Lo que exhiben los documentos de la DFS es un trabajo artesanal, torpe, abundante de refritos de información publicada en diarios locales, chismes o, incluso, notas dictadas en las oficinas de los gobernadores que tenían a sueldo a los delegados de Gobernación; una agencia de inteligencia al servicio de los hombres del poder, no del Estado mexicano.
En los largos años en que la Secretaría de Gobernación fue la principal plataforma hacia la Presidencia de la República (de 1946 a 1976), la DFS mantenía seguimiento a personajes y organismos de izquierda y se sometía a los intereses norteamericanos. La Brigada Blanca —cuyos integrantes procedían de la DFS, el Ejército y la PGR— fue protagonista de nuestra propia versión de la “guerra sucia” que convirtió adversarios en enemigos.
Pero la DFS también espiaba a los “amigos” e, incluso, a funcionarios del régimen. Un caso extremo fue la vigilancia que Fernando Gutiérrez Barrios mantenía a quien formalmente era su superior jerárquico, Mario Moya Palencia, secretario de Gobernación, al grado de tener intervenido el teléfono de su domicilio y grabar las conversaciones indiscretas de su mujer; los reportes se entregaban personalmente al presidente Luis Echeverría, quien disfrutaba del privilegio de conocer la vida oculta de sus colaboradores.
En los años ochenta, dos hechos sacudieron el escenario político y mostraron la degradación que había alcanzado la DFS, penetrada por el narcotráfico: el atentado que cobró la vida de Manuel Buendía, el columnista más influyente en esos años, y el secuestro, la tortura y el asesinato del agente de la DEA, Enrique Camarena y del piloto Alfredo Zavala, en febrero de 1985.
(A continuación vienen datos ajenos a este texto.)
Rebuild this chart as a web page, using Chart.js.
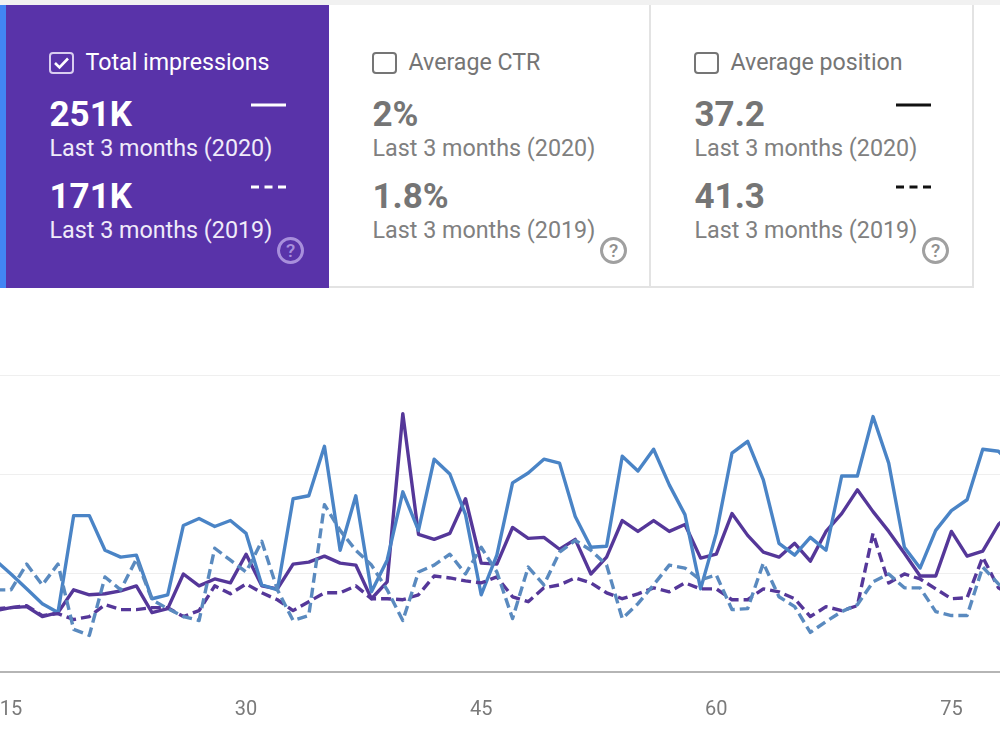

Ante la inocultable descomposición que exhibieron esos acontecimientos, el presidente Miguel de la Madrid ordenó la desaparición de la DFS y de la Dirección de Investigaciones Políticas y Sociales (IPS), el otro órgano de inteligencia civil, entonces se puso en marcha un nuevo proyecto, construir un organismo de inteligencia estratégica con estrictos criterios de reclutamiento, doctrina y formación, capaz de advertir y prevenir amenazas y riesgos a la seguridad nacional.
Todos los gobiernos —democráticos o autoritarios— necesitan contar con servicios de inteligencia que los alerten sobre riesgos a la seguridad nacional (subversión, terrorismo, protección de instalaciones estratégicas, etc.), aunque los regímenes totalitarios suelen hacer un uso faccioso de esos instrumentos para perseguir o intimidar a sus adversarios y críticos o solo para complacer el morbo de los jefes. Se sabe que el legendario J. Edgar Hoover, quien dirigió el FBI por casi medio siglo, disfrutaba de conocer cosas como las preferencias sexuales de los opositores o las aventuras extramatrimoniales de los Kennedy, era “un corrupto perseguidor de la corrupción”, como lo definió su biógrafo, Anthony Summers.
La idea de desaparecer al Centro de Investigación y Seguridad Nacional (Cisen), como fanfarroneó el candidato Fox, era de una ingenuidad mayúscula; finalmente, Fox no lo desapareció, pero sí inició su desmantelamiento: muchos profesionales fueron desplazados por “aprendices de brujo” frívolos e incompetentes.
La decisión de la actual administración de convertir al Cisen en Centro Nacional de Inteligencia, instancia de la Secretaría de Seguridad Ciudadana y no de Gobernación, es errónea y de alto riesgo: en vez de corregir lo corregible, arrumba una experiencia de décadas y confunde la seguridad pública con la nacional. De nueva cuenta, tirar al bebé con el agua sucia. Ni qué hacer ante tanto candor.